**TASK TO COMPLETE:**
Copy the material that follows word for word and omit its pictures.

◇ ◇ ◇

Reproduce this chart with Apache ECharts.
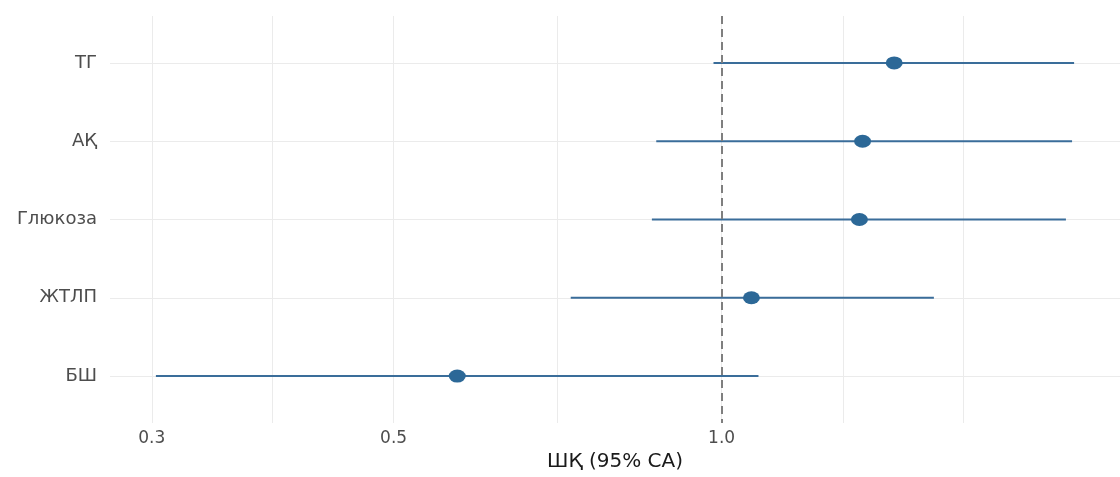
<!DOCTYPE html>
<html>
<head>
<meta charset="utf-8">
<script src="https://cdn.jsdelivr.net/npm/echarts@6/dist/echarts.min.js"></script>
<style>
  html, body { margin: 0; background: #fff; overflow: hidden; }
  #chart { width: 1120px; height: 477px; }
</style>
</head>
<body>
<div id="chart"></div>
<script>
// rows top to bottom
const categories = ['ТГ', 'АҚ', 'Глюкоза', 'ЖТЛП', 'БШ'];
const oddsRatio = [1.44, 1.347, 1.338, 1.065, 0.572];
const ciLower = [0.983, 0.871, 0.863, 0.727, 0.3026];
const ciUpper = [2.106, 2.097, 2.07, 1.566, 1.081];

// x axis is log scaled: labelled breaks plus the light grid positions
const labelBreaks = [0.3, 0.5, 1.0];
const gridBreaks = [0.3, 0.387, 0.5, 0.707, 1.0, 1.292, 1.668];
const refValue = 1.0;

const ln = Math.log;
const rows = categories.map((c, i) => i + 1);

// ggplot style 5% expansion of the log range
const lo = ln(Math.min(...ciLower));
const hi = ln(Math.max(...ciUpper));
const pad = (hi - lo) * 0.05;

const lineColor = '#3a6d9a';
const pointColor = '#2c6897';
const gridColor = '#ebebeb';
const font = 'DejaVu Sans';

const chart = echarts.init(document.getElementById('chart'), null, { renderer: 'canvas' });

chart.setOption({
  animation: false,
  backgroundColor: '#fff',
  grid: { left: 110, top: 16, width: 1016, bottom: 47, containLabel: false },
  xAxis: {
    type: 'value',
    min: lo - pad,
    max: hi + pad,
    name: 'ШҚ (95% СА)',
    nameLocation: 'middle',
    nameGap: 29,
    nameTextStyle: { color: '#1a1a1a', fontSize: 20, fontFamily: font },
    axisLine: { show: false },
    axisTick: { show: false, customValues: gridBreaks.map(ln) },
    splitLine: { show: true, lineStyle: { color: gridColor, width: 1 } },
    axisLabel: {
      customValues: labelBreaks.map(ln),
      formatter: (v) => Math.exp(v).toFixed(1),
      color: '#4d4d4d',
      fontSize: 17,
      fontFamily: font,
      margin: 7,
    },
  },
  yAxis: {
    type: 'value',
    inverse: true,
    min: 0.4,
    max: 5.6,
    axisLine: { show: false },
    axisTick: { show: false, customValues: rows },
    splitLine: { show: true, lineStyle: { color: gridColor, width: 1 } },
    axisLabel: {
      customValues: rows,
      formatter: (v) => categories[Math.round(v) - 1] || '',
      color: '#4d4d4d',
      fontSize: 18,
      fontFamily: font,
      margin: 13,
    },
  },
  series: [
    {
      // confidence intervals
      type: 'custom',
      z: 2,
      silent: true,
      data: categories.map((c, i) => [ln(ciLower[i]), ln(ciUpper[i]), i + 1]),
      renderItem: (params, api) => {
        const a = api.coord([api.value(0), api.value(2)]);
        const b = api.coord([api.value(1), api.value(2)]);
        return {
          type: 'line',
          shape: { x1: a[0], y1: a[1], x2: b[0], y2: b[1] },
          style: { stroke: lineColor, lineWidth: 2 },
        };
      },
    },
    {
      type: 'scatter',
      z: 3,
      symbol: 'circle',
      symbolSize: [17, 13],
      itemStyle: { color: pointColor, opacity: 1 },
      data: oddsRatio.map((v, i) => [ln(v), i + 1]),
      markLine: {
        silent: true,
        symbol: 'none',
        label: { show: false },
        lineStyle: { color: '#7f7f7f', type: [8, 5], width: 2 },
        data: [{ xAxis: ln(refValue) }],
      },
    },
  ],
});
</script>
</body>
</html>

◇ ◇ ◇

**RIGHT ANSWER:**
Reproduce this chart with Apache ECharts.
<!DOCTYPE html>
<html>
<head>
<meta charset="utf-8">
<script src="https://cdn.jsdelivr.net/npm/echarts@6/dist/echarts.min.js"></script>
<style>
  html, body { margin: 0; background: #fff; overflow: hidden; }
  #chart { width: 1120px; height: 477px; }
</style>
</head>
<body>
<div id="chart"></div>
<script>
// rows top to bottom
const categories = ['ТГ', 'АҚ', 'Глюкоза', 'ЖТЛП', 'БШ'];
const oddsRatio = [1.44, 1.347, 1.338, 1.065, 0.572];
const ciLower = [0.983, 0.871, 0.863, 0.727, 0.3026];
const ciUpper = [2.106, 2.097, 2.07, 1.566, 1.081];

// x axis is log scaled: labelled breaks plus the light grid positions
const labelBreaks = [0.3, 0.5, 1.0];
const gridBreaks = [0.3, 0.387, 0.5, 0.707, 1.0, 1.292, 1.668];
const refValue = 1.0;

const ln = Math.log;
const rows = categories.map((c, i) => i + 1);

// ggplot style 5% expansion of the log range
const lo = ln(Math.min(...ciLower));
const hi = ln(Math.max(...ciUpper));
const pad = (hi - lo) * 0.05;

const lineColor = '#3a6d9a';
const pointColor = '#2c6897';
const gridColor = '#ebebeb';
const font = 'DejaVu Sans';

const chart = echarts.init(document.getElementById('chart'), null, { renderer: 'canvas' });

chart.setOption({
  animation: false,
  backgroundColor: '#fff',
  grid: { left: 110, top: 16, width: 1016, bottom: 47, containLabel: false },
  xAxis: {
    type: 'value',
    min: lo - pad,
    max: hi + pad,
    name: 'ШҚ (95% СА)',
    nameLocation: 'middle',
    nameGap: 29,
    nameTextStyle: { color: '#1a1a1a', fontSize: 20, fontFamily: font },
    axisLine: { show: false },
    axisTick: { show: false, customValues: gridBreaks.map(ln) },
    splitLine: { show: true, lineStyle: { color: gridColor, width: 1 } },
    axisLabel: {
      customValues: labelBreaks.map(ln),
      formatter: (v) => Math.exp(v).toFixed(1),
      color: '#4d4d4d',
      fontSize: 17,
      fontFamily: font,
      margin: 7,
    },
  },
  yAxis: {
    type: 'value',
    inverse: true,
    min: 0.4,
    max: 5.6,
    axisLine: { show: false },
    axisTick: { show: false, customValues: rows },
    splitLine: { show: true, lineStyle: { color: gridColor, width: 1 } },
    axisLabel: {
      customValues: rows,
      formatter: (v) => categories[Math.round(v) - 1] || '',
      color: '#4d4d4d',
      fontSize: 18,
      fontFamily: font,
      margin: 13,
    },
  },
  series: [
    {
      // confidence intervals
      type: 'custom',
      z: 2,
      silent: true,
      data: categories.map((c, i) => [ln(ciLower[i]), ln(ciUpper[i]), i + 1]),
      renderItem: (params, api) => {
        const a = api.coord([api.value(0), api.value(2)]);
        const b = api.coord([api.value(1), api.value(2)]);
        return {
          type: 'line',
          shape: { x1: a[0], y1: a[1], x2: b[0], y2: b[1] },
          style: { stroke: lineColor, lineWidth: 2 },
        };
      },
    },
    {
      type: 'scatter',
      z: 3,
      symbol: 'circle',
      symbolSize: [17, 13],
      itemStyle: { color: pointColor, opacity: 1 },
      data: oddsRatio.map((v, i) => [ln(v), i + 1]),
      markLine: {
        silent: true,
        symbol: 'none',
        label: { show: false },
        lineStyle: { color: '#7f7f7f', type: [8, 5], width: 2 },
        data: [{ xAxis: ln(refValue) }],
      },
    },
  ],
});
</script>
</body>
</html>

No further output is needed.